Dáil debates

Tuesday, 8 November 2022

Home Care: Motion (Resumed) [Private Members]

 

8:30 pm

Photo of Joan CollinsJoan Collins (Dublin South Central, Independents 4 Change) | Oireachtas source

I thank Deputy Cullinane for tabling this motion on home care. It is important that this crisis in home care be discussed openly and as often as possible. It is one of the many areas of healthcare that are affected by the recruitment and retention crisis and it is playing havoc with people’s health, particularly that of elderly mothers and fathers.

I support the 12 demands set out in the motion calling on the Government to resolve the issue, particularly the demand to "modernise the tendering and funding model for providers of home care to prevent a race-to-the-bottom in costs and quality, to be underpinned by a collective agreement on employment standards in the sector that ensures a level playing field, high care standards, and fair remuneration for workers." I also support the amendment from the Social Democrats, which "further calls on the Government to set out, before the 31st December, 2022, a timeline for full implementation of the 16 recommendations in the Report of the Strategic Workforce Advisory Group on Home Carers and Nursing Home Health Care Assistants".

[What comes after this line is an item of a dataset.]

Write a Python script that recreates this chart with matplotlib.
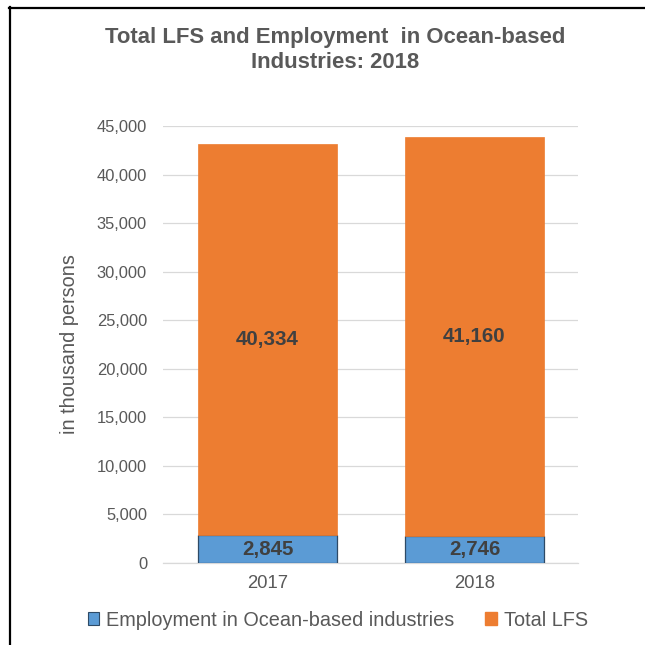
import matplotlib
matplotlib.use("Agg")
import matplotlib.pyplot as plt
from matplotlib.lines import Line2D
from matplotlib.patches import Patch

plt.rcParams['font.family'] = ['Liberation Sans', 'DejaVu Sans']

years = ["2017", "2018"]
ocean_employment = [2845, 2746]
total_lfs = [40334, 41160]
yticks = [0, 5000, 10000, 15000, 20000, 25000, 30000, 35000, 40000, 45000]

blue = "#5B9BD5"
orange = "#ED7D31"
gray_text = "#595959"
grid_col = "#D9D9D9"

fig = plt.figure(figsize=(6.45, 6.45), dpi=100)
ax = fig.add_axes([163/645, 1-563/645, (578-163)/645, (563-126)/645])

x = list(range(len(years)))
b1 = ax.bar(x, ocean_employment, width=0.67, color=blue, edgecolor="#2E4A66", linewidth=0.9, zorder=3)
b2 = ax.bar(x, total_lfs, width=0.67, bottom=ocean_employment, color=orange, edgecolor=orange, linewidth=0.5, zorder=3)

for rect, v in zip(b1, ocean_employment):
    ax.text(rect.get_x()+rect.get_width()/2, rect.get_y()+rect.get_height()/2, f"{v:,}",
            ha="center", va="center", fontsize=14.8, fontweight="bold", color="#404040", zorder=4)
for rect, v in zip(b2, total_lfs):
    ax.text(rect.get_x()+rect.get_width()/2, rect.get_y()+rect.get_height()/2, f"{v:,}",
            ha="center", va="center", fontsize=14.8, fontweight="bold", color="#404040", zorder=4)

ax.set_xlim(-0.505, 1.5)
ax.set_ylim(0, 45000)
ax.set_yticks(yticks)
ax.set_yticklabels([f"{t:,}" for t in yticks])
ax.set_xticks(x)
ax.set_xticklabels(years)
ax.tick_params(axis="both", length=0, colors=gray_text)
ax.tick_params(axis="y", pad=11.5, labelsize=11.9)
ax.tick_params(axis="x", pad=8.5, labelsize=13.3)
ax.yaxis.grid(True, color=grid_col, linewidth=0.9, zorder=0)
ax.set_axisbelow(True)
for s in ["top", "right", "left"]:
    ax.spines[s].set_visible(False)
ax.spines["bottom"].set_color(grid_col)
ax.spines["bottom"].set_linewidth(0.9)
ax.set_ylabel("in thousand persons", fontsize=14.3, color=gray_text)
ax.yaxis.set_label_coords(-(163-79)/415, 0.5)

fig.text(335/645, 1-50/645, "Total LFS and Employment  in Ocean-based\nIndustries: 2018",
         ha="center", va="center", fontsize=15.9, fontweight="bold", color=gray_text, linespacing=1.27)

handles = [Patch(facecolor=blue, edgecolor="#2E4A66", linewidth=0.8),
           Patch(facecolor=orange, edgecolor=orange)]
fig.legend(handles, ["Employment in Ocean-based industries", "Total LFS"],
           loc="center", bbox_to_anchor=(338/645, 1-620/645), ncol=2, frameon=False,
           fontsize=14.3, handlelength=0.6, handleheight=0.6, handletextpad=0.35,
           columnspacing=1.55, labelcolor=gray_text)

fig.add_artist(Line2D([9/645, 1], [1-7.5/645, 1-7.5/645], color="black", linewidth=1.6, transform=fig.transFigure))
fig.add_artist(Line2D([9.5/645, 9.5/645], [0, 1-7/645], color="black", linewidth=1.6, transform=fig.transFigure))

fig.savefig("out.png", dpi=100)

A woman contacted me last November when a home care package from the company Care for Me, which had been place since May 2017, for 31.5 hours per week was suddenly withdrawn on 17 September last year. No other agency took up the care package due to lack of capacity. The daughter was given a list of agencies to ring herself to see if she could source private care. Around the same, a number of people rang into a well-known radio show on RTÉ with similar heart-rending stories. She had to get family and private care, etc., to help keep her mother at home. This case was raised with the Minister. Throughout December and into January, the daughter was left abandoned to care for her mother.

I have also just recently been contacted by one of the hundreds of families who have been given caring hours but cannot access them. The email I received was from a daughter, whose name I will not give. She wrote that the biggest problem she has is that her mother is very unwell and in chronic heart failure. At this point in time, she continued, her mother is getting quite anxious and distressed and desperately wants to come home. All the family is asking is that somebody can come in the morning to shower and dress the mother and in the evenings to help her get ready for bedtime. The 21 hours have been approved from the HSE. Surely, she asks, it is in the interest of the HSE not to be paying huge expenses in a nursing home when all the family is looking for is 21 hours. At this point in time, it is a matter of urgency for the mother to come home where she can get palliative care as well. I tabled a parliamentary question on this issue two weeks ago. Yesterday, I got a call from the daughter saying that the only home care the family could get is from one company that is willing to provide 12 hours. They just cannot manage that and really need 21 hours of home care.

This is only one of many families who are desperately waiting for home care hours to come through. The Minister of State has committed to a great deal but these 6,000 people have been allocated hours they are not getting. The situation the families concerned find themselves in is horrendous. I strongly support the motion.